BEGIN
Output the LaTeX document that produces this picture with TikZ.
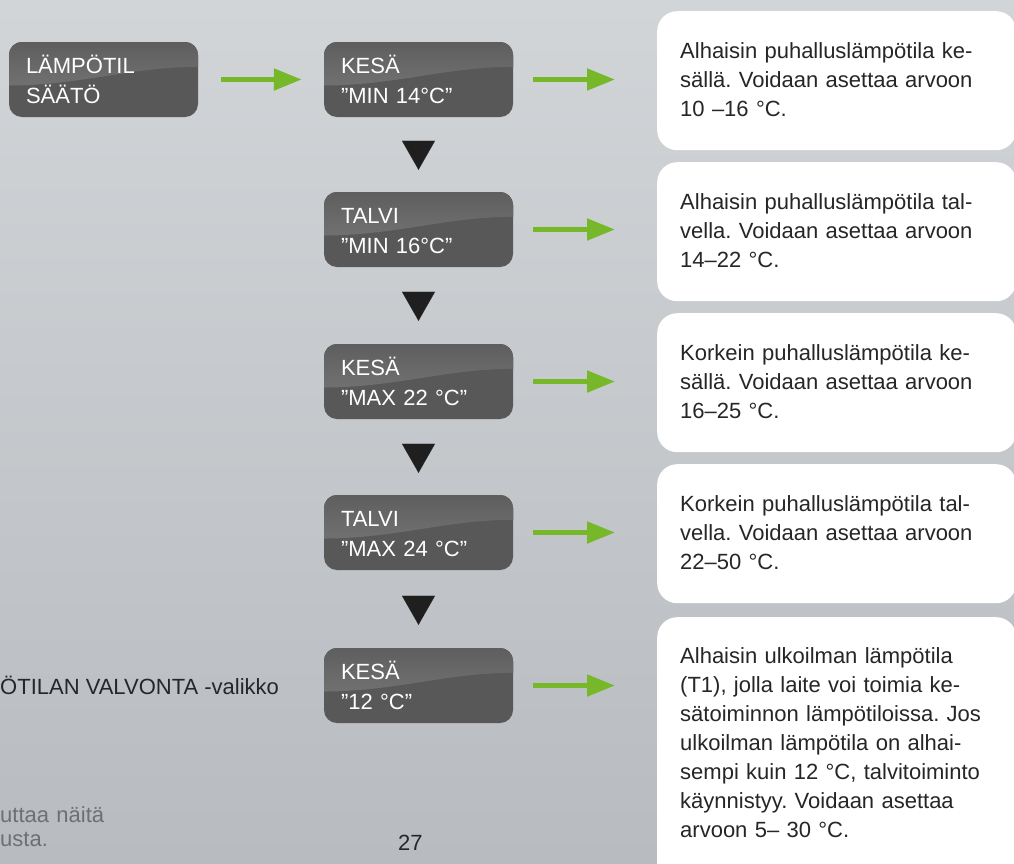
\documentclass[tikz,border=0pt]{standalone}
\usepackage{fontspec}
\setmainfont{Liberation Sans}
\usepackage{xcolor}
\usetikzlibrary{
    arrows.meta,
    calc,
    positioning
}
\frenchspacing
\definecolor{pagetop}{RGB}{209,213,216}
\definecolor{pagebot}{RGB}{184,188,192}
\definecolor{keylow}{RGB}{88,88,88}
\definecolor{keytop}{RGB}{94,94,94}
\definecolor{keyshine}{RGB}{126,126,126}
\definecolor{okgreen}{RGB}{118,184,42}
\definecolor{inktext}{RGB}{38,38,38}
\definecolor{faintink}{RGB}{108,111,115}
\tikzset{
    keybox/.style={rounded corners=13pt, fill=keylow, minimum width=189pt, minimum height=75pt,
        text width=155pt, inner xsep=17pt, inner ysep=0pt, text height=31pt, text depth=44pt,
        align=left, text=white, font=\fontsize{22}{30}\selectfont,
        path picture={
            \fill[sharp corners, top color=keytop, bottom color=keyshine]
                (path picture bounding box.north west) -- (path picture bounding box.north east)
                -- ($(path picture bounding box.north east)!0.33!(path picture bounding box.south east)$)
                .. controls +(-65pt,0pt) and +(70pt,0pt) .. ($(path picture bounding box.north west)!0.58!(path picture bounding box.south west)$)
                -- cycle;
        }},
    infobox/.style={rounded corners=20pt, fill=white, anchor=north west, minimum width=359pt,
        text width=313pt, inner xsep=23pt, inner ysep=0pt, text height=47pt, text depth=92pt,
        align=left, text=inktext, font=\fontsize{22}{29}\selectfont},
    gogreen/.style={draw=okgreen, line width=5pt, -{Triangle[length=28pt,width=21pt]}},
    nextstep/.style={draw=black!88, line width=0.1pt, -{Triangle[length=29pt,width=33pt]}}
}
\begin{document}
\begin{tikzpicture}[x=1pt, y=-1pt]
    \useasboundingbox (0,0) rectangle (1014,863);
    \clip (0,0) rectangle (1014,863);
    \fill[top color=pagetop, bottom color=pagebot] (0,0) rectangle (1014,863);

    % menu keys
    \node[keybox] (k1) at (103.5,79.5) {LÄMPÖTIL\\SÄÄTÖ};
    \node[keybox] (k2) at (418.5,79.5) {KESÄ\\”MIN 14°C”};
    \node[keybox] (k3) at (418.5,229.5) {TALVI\\”MIN 16°C”};
    \node[keybox] (k4) at (418.5,381.5) {KESÄ\\”MAX 22 °C”};
    \node[keybox] (k5) at (418.5,532.5) {TALVI\\”MAX 24 °C”};
    \node[keybox] (k6) at (418.5,685.5) {KESÄ\\”12 °C”};

    % explanations
    \node[infobox] (d2) at (657,11) {Alhaisin puhalluslämpötila ke-\\sällä. Voidaan asettaa arvoon\\10 –16 °C.};
    \node[infobox] (d3) at (657,162) {Alhaisin puhalluslämpötila tal-\\vella. Voidaan asettaa arvoon\\14–22 °C.};
    \node[infobox] (d4) at (657,313) {Korkein puhalluslämpötila ke-\\sällä. Voidaan asettaa arvoon\\16–25 °C.};
    \node[infobox] (d5) at (657,464) {Korkein puhalluslämpötila tal-\\vella. Voidaan asettaa arvoon\\22–50 °C.};
    \node[infobox, text height=46pt, text depth=220pt] (d6) at (657,617) {Alhaisin ulkoilman lämpötila\\(T1), jolla laite voi toimia ke-\\sätoiminnon lämpötiloissa. Jos\\ulkoilman lämpötila on alhai-\\sempi kuin 12 °C, talvitoiminto\\käynnistyy. Voidaan asettaa\\arvoon 5– 30 °C.};

    % page texts
    \node[anchor=base west, inner sep=0pt, text=inktext, font=\fontsize{22}{29}\selectfont] (menu) at (0,694) {ÖTILAN VALVONTA -valikko};
    \node[anchor=base west, inner sep=0pt, text width=140pt, align=left, text=faintink, font=\fontsize{22}{24}\selectfont] (hint) at (0,822) {uttaa näitä\\usta.};
    \node[anchor=base west, inner sep=0pt, text=inktext, font=\fontsize{22}{29}\selectfont] (pageno) at (398,850) {27};

    % arrows
    \draw[gogreen, shorten <=23pt, shorten >=22pt] (k1) -- (k2);
    \draw[gogreen, shorten <=20pt, shorten >=42pt] (k2.east) -- (k2.east -| d2.west);
    \draw[gogreen, shorten <=20pt, shorten >=42pt] (k3.east) -- (k3.east -| d3.west);
    \draw[gogreen, shorten <=20pt, shorten >=42pt] (k4.east) -- (k4.east -| d4.west);
    \draw[gogreen, shorten <=20pt, shorten >=42pt] (k5.east) -- (k5.east -| d5.west);
    \draw[gogreen, shorten <=20pt, shorten >=42pt] (k6.east) -- (k6.east -| d6.west);
    \draw[nextstep, shorten <=24pt, shorten >=22pt] (k2) -- (k3);
    \draw[nextstep, shorten <=25pt, shorten >=23pt] (k3) -- (k4);
    \draw[nextstep, shorten <=25pt, shorten >=22pt] (k4) -- (k5);
    \draw[nextstep, shorten <=26pt, shorten >=23pt] (k5) -- (k6);
\end{tikzpicture}
\end{document}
END
# [Prompt]
Copy out all the data without changing anything, and drop the pictures.

# [Answer to the task]
Output the LaTeX document that produces this picture with TikZ.
\documentclass[tikz,border=0pt]{standalone}
\usepackage{fontspec}
\setmainfont{Liberation Sans}
\usepackage{xcolor}
\usetikzlibrary{
    arrows.meta,
    calc,
    positioning
}
\frenchspacing
\definecolor{pagetop}{RGB}{209,213,216}
\definecolor{pagebot}{RGB}{184,188,192}
\definecolor{keylow}{RGB}{88,88,88}
\definecolor{keytop}{RGB}{94,94,94}
\definecolor{keyshine}{RGB}{126,126,126}
\definecolor{okgreen}{RGB}{118,184,42}
\definecolor{inktext}{RGB}{38,38,38}
\definecolor{faintink}{RGB}{108,111,115}
\tikzset{
    keybox/.style={rounded corners=13pt, fill=keylow, minimum width=189pt, minimum height=75pt,
        text width=155pt, inner xsep=17pt, inner ysep=0pt, text height=31pt, text depth=44pt,
        align=left, text=white, font=\fontsize{22}{30}\selectfont,
        path picture={
            \fill[sharp corners, top color=keytop, bottom color=keyshine]
                (path picture bounding box.north west) -- (path picture bounding box.north east)
                -- ($(path picture bounding box.north east)!0.33!(path picture bounding box.south east)$)
                .. controls +(-65pt,0pt) and +(70pt,0pt) .. ($(path picture bounding box.north west)!0.58!(path picture bounding box.south west)$)
                -- cycle;
        }},
    infobox/.style={rounded corners=20pt, fill=white, anchor=north west, minimum width=359pt,
        text width=313pt, inner xsep=23pt, inner ysep=0pt, text height=47pt, text depth=92pt,
        align=left, text=inktext, font=\fontsize{22}{29}\selectfont},
    gogreen/.style={draw=okgreen, line width=5pt, -{Triangle[length=28pt,width=21pt]}},
    nextstep/.style={draw=black!88, line width=0.1pt, -{Triangle[length=29pt,width=33pt]}}
}
\begin{document}
\begin{tikzpicture}[x=1pt, y=-1pt]
    \useasboundingbox (0,0) rectangle (1014,863);
    \clip (0,0) rectangle (1014,863);
    \fill[top color=pagetop, bottom color=pagebot] (0,0) rectangle (1014,863);

    % menu keys
    \node[keybox] (k1) at (103.5,79.5) {LÄMPÖTIL\\SÄÄTÖ};
    \node[keybox] (k2) at (418.5,79.5) {KESÄ\\”MIN 14°C”};
    \node[keybox] (k3) at (418.5,229.5) {TALVI\\”MIN 16°C”};
    \node[keybox] (k4) at (418.5,381.5) {KESÄ\\”MAX 22 °C”};
    \node[keybox] (k5) at (418.5,532.5) {TALVI\\”MAX 24 °C”};
    \node[keybox] (k6) at (418.5,685.5) {KESÄ\\”12 °C”};

    % explanations
    \node[infobox] (d2) at (657,11) {Alhaisin puhalluslämpötila ke-\\sällä. Voidaan asettaa arvoon\\10 –16 °C.};
    \node[infobox] (d3) at (657,162) {Alhaisin puhalluslämpötila tal-\\vella. Voidaan asettaa arvoon\\14–22 °C.};
    \node[infobox] (d4) at (657,313) {Korkein puhalluslämpötila ke-\\sällä. Voidaan asettaa arvoon\\16–25 °C.};
    \node[infobox] (d5) at (657,464) {Korkein puhalluslämpötila tal-\\vella. Voidaan asettaa arvoon\\22–50 °C.};
    \node[infobox, text height=46pt, text depth=220pt] (d6) at (657,617) {Alhaisin ulkoilman lämpötila\\(T1), jolla laite voi toimia ke-\\sätoiminnon lämpötiloissa. Jos\\ulkoilman lämpötila on alhai-\\sempi kuin 12 °C, talvitoiminto\\käynnistyy. Voidaan asettaa\\arvoon 5– 30 °C.};

    % page texts
    \node[anchor=base west, inner sep=0pt, text=inktext, font=\fontsize{22}{29}\selectfont] (menu) at (0,694) {ÖTILAN VALVONTA -valikko};
    \node[anchor=base west, inner sep=0pt, text width=140pt, align=left, text=faintink, font=\fontsize{22}{24}\selectfont] (hint) at (0,822) {uttaa näitä\\usta.};
    \node[anchor=base west, inner sep=0pt, text=inktext, font=\fontsize{22}{29}\selectfont] (pageno) at (398,850) {27};

    % arrows
    \draw[gogreen, shorten <=23pt, shorten >=22pt] (k1) -- (k2);
    \draw[gogreen, shorten <=20pt, shorten >=42pt] (k2.east) -- (k2.east -| d2.west);
    \draw[gogreen, shorten <=20pt, shorten >=42pt] (k3.east) -- (k3.east -| d3.west);
    \draw[gogreen, shorten <=20pt, shorten >=42pt] (k4.east) -- (k4.east -| d4.west);
    \draw[gogreen, shorten <=20pt, shorten >=42pt] (k5.east) -- (k5.east -| d5.west);
    \draw[gogreen, shorten <=20pt, shorten >=42pt] (k6.east) -- (k6.east -| d6.west);
    \draw[nextstep, shorten <=24pt, shorten >=22pt] (k2) -- (k3);
    \draw[nextstep, shorten <=25pt, shorten >=23pt] (k3) -- (k4);
    \draw[nextstep, shorten <=25pt, shorten >=22pt] (k4) -- (k5);
    \draw[nextstep, shorten <=26pt, shorten >=23pt] (k5) -- (k6);
\end{tikzpicture}
\end{document}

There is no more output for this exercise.